For her part, Kawakubo says, "I was interested in selling Comme des Garçons in a new place where it has never been sold before and to people who may never have heard of it. Usually, Comme des Garçons only sells in places where people who understand it go."

For all its relative conservatism, this collaboration remains far from ordinary. There are none of the flesh-flashing, cheap little dresses and skinny-jeans-and-T-shirt combinations the high street is famous for peddling. Neither is the collection even remotely trend-led. If the mood chimes in accordance with a covered-up austerity that is of the moment, then that is pure coincidence. Kawakubo pays lip service to ephemeral aspects of fashion, to be sure, but only ever really to poke fun at them or to twist them to the point where they are barely recognisable.

"The collection is constructed around Comme des Garçons' style," Kawakubo continues. "Rather than aiming to make clothes that no one has ever seen before, it is very much Comme des Garçons goes [back] to its roots."

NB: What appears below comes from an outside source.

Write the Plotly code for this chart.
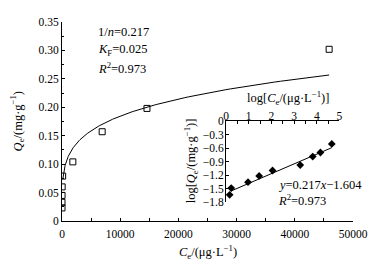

Those roots decree that many womenswear pieces are inspired by menswear; that black and white are the fashion colours to see and be seen wearing; that clothing should be dignified and comfortable and should envelop the body; and that women should be able to run in their shoes. They also propose that fashion should under no circumstances be overtly status driven. The Comme des Garçons for H&M bag, for example, is a canvas hold-all bearing no signage and not even a trace of hardware, which will doubtless come as something of a relief to all those whose handbags are by now so oversized and heavy that regular visits to the chiropractor have rarely seemed so fashionable.

The danger with any designer-high street collaboration is, of course, that it might detract from the main event, causing customers to buy into the more reasonably priced line at the expense of the original that inspired it. By reverting to classic pieces, Kawakubo has ensured that this will not be the case. In fact, it is more likely that by working with H&M she will bring a whole new customer into her own, more rarefied fold.

"The first objective of high-street fashion is that it sells," says Kawakubo. "Designer fashion is more about new creation. In some respects, the high street represents the bad side of democracy, the lowest common denominator, but it certainly appeals to me that many people may be able to discover Comme des Garçons through H&M."

Van den Bosch echoes these sentiments at least in part. "With every new collaboration we attract a new customer," she says, "but the H&M customer is extremely diverse and we have already many fans."

Even she has to admit, however, that this work is more confrontational, if only discreetly so, than the vast majority of clothing available on the high street. "Rei Kawakubo is one of the most artistic fashion creators with an interesting, very independent approach to fashion," she says. "In the end, our aim was to do something new, to surprise our customers and to make a point that fashion is not a matter of price."

"Now is a time when we are surrounded by and caught up in a money-centred place, where independence and creation are a bit lost," Kawakubo in turn concludes. "It's the result of the dilution of values which decrees that as long as something is easy and simple, it's OK and one can get away without thinking too much about anything. Of course, I have never been motivated in that way, which is why it is interesting for me to do this. I have never concerned myself with what people think. I just work with what I myself think is fascinating, strong and new."